「進歩と改革」No.706号    --2010年10月号--


■主張 日朝関係改善、国交正常化の秋へ



韓国併合100年の年に

 今年8月29日、日本が朝鮮を植民地にした「韓国併合ニ関スル条約」の発効から100年が経った。日韓知識人共同声明(5月10日)が言うように、「韓国併合は、この国の皇帝から民衆までの激しい抗議を軍隊の力で押しつぶし、実現された、文字通りの帝国主義の行為であり、不義不正の行為である」。また「韓国併合にいたる過程が不義不当であると同様に、韓国併合条約も不義不当である」。本誌はこの歴史認識を共有し、日本と朝鮮半島の国家・民衆の平和と共存、親善・友好、相互信頼醸成のために努めたい。

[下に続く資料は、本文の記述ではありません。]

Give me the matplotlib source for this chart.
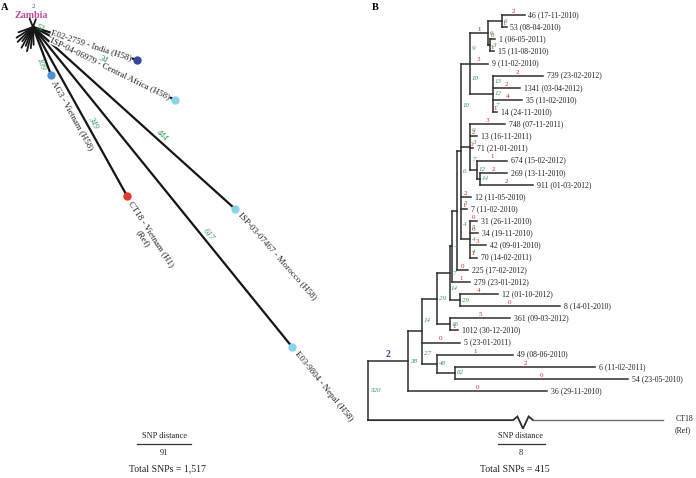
import math
import matplotlib
matplotlib.use("Agg")
import matplotlib.pyplot as plt

plt.rcParams['font.family'] = ['Liberation Serif', 'DejaVu Serif']

W, H, DPI = 696, 478, 100
PT = 72.0 / DPI  # points per pixel

RED = "#e0261d"
GREEN = "#2f9a5c"
BLUE = "#3342b0"
MAGENTA = "#c04a9e"
LINE_A = "#151515"
LINE_B = "#2e2e2e"

# ===================== Panel A data =====================
a_tips = ["E02-2759 - India (H58)", "ISP-04-06979 - Central Africa (H58)",
          "AG3 - Vietnam (H58)", "CT18 - Vietnam (H1)",
          "ISP-03-07467 - Morocco (H58)", "E03-9804 - Nepal (H58)"]
a_tip_sub = [None, None, None, "(Ref)", None, None]
a_angle_deg = [17.6, 27.2, 69.4, 60.9, 42.0, 51.0]      # below horizontal
a_dist_snp = [184, 269, 86, 326, 458, 694]              # from Zambian hub
a_snp_labels = ["52", "34", "109", "349", "444", "617"]
a_colors = ["#34479b", "#86d3ef", "#4a8fd6", "#e63b2a", "#86d3ef", "#86d3ef"]
zambia_angle_deg = [-70, -112, 96, 104, 111, 119, 127, 136, 147, 160, 88]
zambia_len_snp = [14, 15, 36, 42, 34, 40, 30, 36, 33, 26, 30]
zambia_label = "Zambia"
zambia_n = "2"
a_scale_snp = 91
a_total = "Total SNPs = 1,517"

# ===================== Panel B data =====================
def L(name, length, red=None):
    return {"name": name, "len": length, "red": red}


def N(length, kids, gaps=None, blue=None, stem=None):
    return {"len": length, "kids": kids, "gaps": gaps or [], "blue": blue, "stem": stem}


tree_b = N(0.0, [
    N(6.81, [
        N(2.38, [
            N(2.55, [
                N(2.21, [
                    N(0.34, [
                        N(0.85, [
                            N(0.68, [
                                N(1.53, [
                                    N(3.06, [
                                        N(2.38, [L("46 (17-11-2010)", 3.91, "2"),
                                                 L("53 (08-04-2010)", 0.85, "1")], ["6"]),
                                        N(0.34, [L("1 (06-05-2011)", 0.85, "0"),
                                                 L("15 (11-08-2010)", 0.68, "1")], ["3"]),
                                    ], ["6"], blue="1"),
                                    L("9 (11-02-2010)", 3.06, "3"),
                                    N(3.91, [L("739 (23-02-2012)", 8.51, "2"),
                                             L("1341 (03-04-2012)", 4.60, "2"),
                                             L("35 (11-02-2010)", 4.94, "4"),
                                             L("14 (24-11-2010)", 0.68, "1")], ["13", "12", "7"]),
                                ], ["9", "10"]),
                                N(1.53, [L("748 (07-11-2011)", 5.96, "3"),
                                         L("13 (16-11-2011)", 1.19, "2"),
                                         L("71 (21-01-2011)", 0.51, "0"),
                                         N(1.19, [L("674 (15-02-2012)", 5.11, "1"),
                                                  N(0.51, [L("269 (13-11-2010)", 4.60, "2"),
                                                           L("911 (01-03-2012)", 9.02, "2")], ["14"])],
                                           ["12"])], ["9", "3", "7"]),
                                L("12 (11-05-2010)", 1.70, "2"),
                                L("7 (11-02-2010)", 1.02, "1"),
                                N(1.53, [L("31 (26-11-2010)", 1.19, "0"),
                                         L("34 (19-11-2010)", 1.36, "0"),
                                         L("42 (09-01-2010)", 2.72, "3"),
                                         L("70 (14-02-2011)", 1.19, "1")], ["5", "4", "4"]),
                            ], ["10", "6", "3", "4"]),
                            L("225 (17-02-2012)", 1.87, "0"),
                        ]),
                        L("279 (23-01-2012)", 3.06, "1"),
                    ], ["4"]),
                    N(1.70, [L("12 (01-10-2012)", 6.47, "4"),
                             L("8 (14-01-2010)", 17.02, "0")], ["29"], stem="14"),
                ], ["7"]),
                N(2.21, [L("361 (09-03-2012)", 10.21, "5"),
                         L("1012 (30-12-2010)", 1.36, "1")], ["16"]),
            ], ["29"]),
            L("5 (23-01-2011)", 6.47, "0"),
            N(2.55, [L("49 (08-06-2010)", 12.94, "1"),
                     N(3.06, [L("6 (11-02-2011)", 23.83, "2"),
                              L("54 (23-05-2010)", 29.45, "0")], ["62"])], ["48"]),
        ], ["14", "27"]),
        L("36 (29-11-2010)", 23.66, "0"),
    ], ["38"], blue="2"),
    L("CT18", 50.2, None),
], ["320"])
b_ref_sub = "(Ref)"
b_scale_snp = 8
b_total = "Total SNPs = 415"

# ===================== figure =====================
fig = plt.figure(figsize=(W / DPI, H / DPI), dpi=DPI)


def fpx(px, py):
    return px / W, 1 - py / H


# ---------- Panel A ----------
A_PX = 54.0 / 91.0          # pixels per SNP
AO = (33.0, 27.0)           # hub position (px)
A_RIGHT = 360.0
axA = fig.add_axes([0, 0, A_RIGHT / W, 1])
axA.set_xlim(-AO[0] / A_PX, (A_RIGHT - AO[0]) / A_PX)
axA.set_ylim(-(H - AO[1]) / A_PX, AO[1] / A_PX)
axA.axis('off')


def off(deg, along_px, perp_px=0.0):
    t = math.radians(deg)
    ux, uy = math.cos(t), -math.sin(t)
    nx, ny = -uy, ux
    return ((ux * along_px + nx * perp_px) * PT, (uy * along_px + ny * perp_px) * PT)


for ang, ln in zip(zambia_angle_deg, zambia_len_snp):
    t = math.radians(ang)
    axA.plot([0, ln * math.cos(t)], [0, -ln * math.sin(t)], color=LINE_A, lw=1.3,
             solid_capstyle='round', zorder=1)

label_side = ["before", "before", "after", "after", "after", "after"]
label_rot = [18, 26, 61, 57, 48.5, 51]
snp_frac = [0.07, 0.48, 0.73, 0.58, 0.62, 0.66]
snp_perp = [1, 3, -6, 6, 5, 6]

for i in range(len(a_tips)):
    t = math.radians(a_angle_deg[i])
    d = a_dist_snp[i]
    x, y = d * math.cos(t), -d * math.sin(t)
    axA.plot([0, x], [0, y], color=LINE_A, lw=1.6, zorder=1, solid_capstyle='round')
    axA.scatter([x], [y], s=36, color=a_colors[i], zorder=4, linewidths=0)
    rot = label_rot[i]
    if label_side[i] == "before":
        axA.annotate(a_tips[i], (x, y), xytext=off(a_angle_deg[i], -6), textcoords='offset points',
                     rotation=-rot, rotation_mode='anchor', ha='right', va='center',
                     fontsize=6.4, color='#222222', zorder=3,
                     bbox=dict(boxstyle='square,pad=0.05', fc='white', ec='none'))
    else:
        axA.annotate(a_tips[i], (x, y), xytext=off(a_angle_deg[i], 7), textcoords='offset points',
                     rotation=-rot, rotation_mode='anchor', ha='left', va='center',
                     fontsize=6.4, color='#222222', zorder=3)
        if a_tip_sub[i]:
            axA.annotate(a_tip_sub[i], (x, y), xytext=off(rot, 7 + 38, -10), textcoords='offset points',
                         rotation=-rot, rotation_mode='anchor', ha='center', va='center',
                         fontsize=6.4, color='#222222', zorder=3)
    fx, fy = x * snp_frac[i], y * snp_frac[i]
    axA.annotate(a_snp_labels[i], (fx, fy), xytext=off(a_angle_deg[i], 0, snp_perp[i]),
                 textcoords='offset points', rotation=-a_angle_deg[i], rotation_mode='anchor',
                 ha='center', va='center', fontsize=6, color=GREEN, style='italic', zorder=5)

fig.text(*fpx(31, 16), zambia_label, color=MAGENTA, fontsize=7.2, fontweight='bold',
         ha='center', va='center')
fig.text(*fpx(33, 6), zambia_n, color=BLUE, fontsize=5, ha='center', va='center')

# scale bar A
sx0 = (137 - AO[0]) / A_PX
sy = -(444 - AO[1]) / A_PX
axA.plot([sx0, sx0 + a_scale_snp], [sy, sy], color='#333333', lw=0.9)
fig.text(*fpx(164, 436), "SNP distance", fontsize=6, ha='center', va='center', color='#222222')
fig.text(*fpx(164, 453), str(a_scale_snp), fontsize=6, ha='center', va='center', color='#222222')
fig.text(*fpx(167, 469), a_total, fontsize=7, ha='center', va='center', color='#222222')
fig.text(*fpx(5, 7), "A", fontsize=7.5, fontweight='bold', ha='center', va='center')

# ---------- Panel B ----------
B_PX = 5.875            # pixels per SNP
B_ROOT = 368.0          # root x (px)
B_LEAF0 = 15.0          # first leaf y (px)
B_STEP = 12.13          # leaf spacing (px)
B_LEFT = 360.0
REF_GAP = 1.4
axB = fig.add_axes([B_LEFT / W, 0, (W - B_LEFT) / W, 1])
axB.set_xlim((B_LEFT - B_ROOT) / B_PX, (W - B_ROOT) / B_PX)
axB.set_ylim((H - B_LEAF0) / B_STEP, -B_LEAF0 / B_STEP)
axB.axis('off')

counter = [0]


def draw(node, px, is_root=False):
    x = px + node["len"]
    if "kids" not in node:
        if node["name"] == "CT18":
            y = counter[0] + REF_GAP
        else:
            y = counter[0]
        counter[0] += 1
    else:
        ys = [draw(k, x) for k in node["kids"]]
        y = (ys[0] + ys[-1]) / 2
        axB.plot([x, x], [ys[0], ys[-1]], color=LINE_B, lw=1.1, solid_capstyle='projecting')
        for j, g in enumerate(node["gaps"]):
            if g:
                axB.annotate(g, (x, (ys[j] + ys[j + 1]) / 2), xytext=(1.6, 0),
                             textcoords='offset points', ha='left', va='center',
                             fontsize=5, color=GREEN, style='italic')
    if is_root:
        return y
    if node.get("name") == "CT18":
        z0 = (513 - B_ROOT) / B_PX
        zw = 20 / B_PX
        zx = [px, z0, z0 + zw * 0.22, z0 + zw * 0.5, z0 + zw * 0.78, z0 + zw]
        zy = [y, y, y - 0.3, y + 0.7, y - 0.3, y]
        axB.plot(zx, zy, color=LINE_B, lw=1.3, solid_joinstyle='miter')
        axB.plot([z0 + zw, x], [y, y], color='#707070', lw=1.0)
        axB.annotate(node["name"], (x, y), xytext=(9.5, 0.8), textcoords='offset points',
                     ha='left', va='center', fontsize=5.6, color='#222222')
        axB.annotate(b_ref_sub, (x, y), xytext=(8.5, -7.5), textcoords='offset points',
                     ha='left', va='center', fontsize=5.6, color='#222222')
        return y
    axB.plot([px, x], [y, y], color=LINE_B, lw=1.1, solid_capstyle='projecting')
    if node.get("stem"):
        axB.annotate(node["stem"], (px, y), xytext=(0.8, 8.5), textcoords='offset points',
                     ha='left', va='center', fontsize=5, color=GREEN, style='italic')
    if "kids" not in node:
        axB.annotate(node["name"], (x, y), xytext=(2.6, 0), textcoords='offset points',
                     ha='left', va='center', fontsize=5.6, color='#222222')
        if node["red"] is not None:
            axB.annotate(node["red"], ((px + x) / 2, y), xytext=(0, 0.8), textcoords='offset points',
                         ha='center', va='bottom', fontsize=5, color=RED)
    if node.get("blue"):
        big = node["blue"] == "2"
        axB.annotate(node["blue"], ((px + x) / 2, y), xytext=(0, 1.2), textcoords='offset points',
                     ha='center', va='bottom', fontsize=7 if big else 5, color=BLUE,
                     fontweight='bold' if big else 'normal')
    return y


draw(tree_b, 0.0, is_root=True)

# scale bar B
bx0 = (498 - B_ROOT) / B_PX
by = (444 - B_LEAF0) / B_STEP
axB.plot([bx0, bx0 + b_scale_snp], [by, by], color='#333333', lw=0.9)
fig.text(*fpx(521, 436), "SNP distance", fontsize=6, ha='center', va='center', color='#222222')
fig.text(*fpx(521, 453), str(b_scale_snp), fontsize=6, ha='center', va='center', color='#222222')
fig.text(*fpx(515, 469), b_total, fontsize=7, ha='center', va='center', color='#222222')
fig.text(*fpx(375, 7), "B", fontsize=7.5, fontweight='bold', ha='center', va='center')

fig.savefig("out.png", dpi=DPI)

 8月10日には、菅直人首相の談話が発表された。この談話については、今月号で日朝国交正常化連絡会の石坂浩一共同代表に論評いただいた。そこにも指摘されているが、おかしいと思うのは、菅首相談話に朝鮮民主主義人民共和国(北朝鮮)に対する言及が何一つないことである。それはまるで、韓国併合は朝鮮半島の南側だけに行われたようであった。今回の談話を、日朝国交正常化へ結びつけていくことが求められていただけに、その内容は我われの期待を裏切るものである。残念という以外にない。ここには、民主党の対北朝鮮認識が色濃く反映されている。菅首相談話に対しては、民主党内からも強烈な反対が出されている。鳩山政権下では、高校無償化政策が実施されたが、中井洽・拉致問題担当大臣らの反対で、朝鮮学校への適応は除外・保留された。その後、文科省は専門家会議での議論をすすめ、8月中に適応決定するとの報道も行われたが、結局は先送りされることになった。これも、民主党内の対北朝鮮敵視・強硬派や右派勢力の主張が反映した結果であろう。強く批判されなければならない。


蓮池透氏の提言

 戦後65年、冷戦が崩壊して20年が経過しても、隣国である北朝鮮といまだに国交がないのは、極めて異常なことである。しかし、その異常さを異常と思わせない世論誘導がある。北朝鮮脅威論が際限なく繰り返され、拉致問題での強硬策が喧伝されている。この不正常な状態をあと何年、何十年続けようというのか。強硬策で拉致問題が解決するのか。答えは自ずと明らかであろう。ここで、民主党政権に考えてほしいのは、拉致家族連絡会の元事務局長である蓮池透氏の発言である。さる7月23日、日朝国交正常化連絡会の総会・記念講演会が開かれたが、そこで講演した蓮池氏は次ぎのように語った。「私は、拉致問題は国交正常化して解決するべきだと考えています。。今のような制裁を行って、不正常なままでこの問題を解決することは不可能です」「現在の日朝関係は最悪の状態で、憎悪をぶつけあっています。昨年、政権が交代し、日本はこれを契機に外交路線を変えるチャンスが来たと期待したのですが、そうはなりませんでした。民主党は前政権とは違うアドバンテージを持っています」「まず日本側が制裁措置を緩和して、これに応じて朝鮮側が拉致問題の再調査を行うという一昨年の実務者協議に戻るべきだと思います」。一時は「強硬派の急先鋒」とされた蓮池透氏であるが、いま強調するのは日朝平壌宣言の精神に基づく対話と解決である。蓮池氏の主張は、『拉致―左右の垣根を超えた闘いへ』や『拉致対論』などの著書でも詳しく述べられている。拉致被害の当事者である弟の薫氏との対話のなかから導かれた結論だと思われるが、蓮池氏が強調する「日朝平壌宣言に基づく対話と解決」は、至極当然なものであり、説得力のあるものである。この声が受入れられる世論を、我われ運動する側も強めなければならない。


日朝平壌宣言八周年を迎え局面打開を

 今年9月17日で日朝平壌宣言から8周年を迎える。拉致問題を振り返ってみても、蓮池薫氏ら五人が帰国して以降、解決にむけた成果はない。何とも無駄な時間を過ごしたものである。制裁・圧力路線が何らの成果をもたらさないことは、すでに経過として証明されている。いま空白の八年間を取り戻さなくてはならない。民主党政権は、舵を切りなおす時である。民主党の代表選は9月14日に投票されるが、菅、小沢両氏の争いである。どちらが勝つかはもちろん分からないが、いずれにしろ、その後の組閣では対北朝鮮強硬派を規制・排除し、日朝両国の関係改善、国交正常化交渉に一歩踏み出すことを強く望みたい。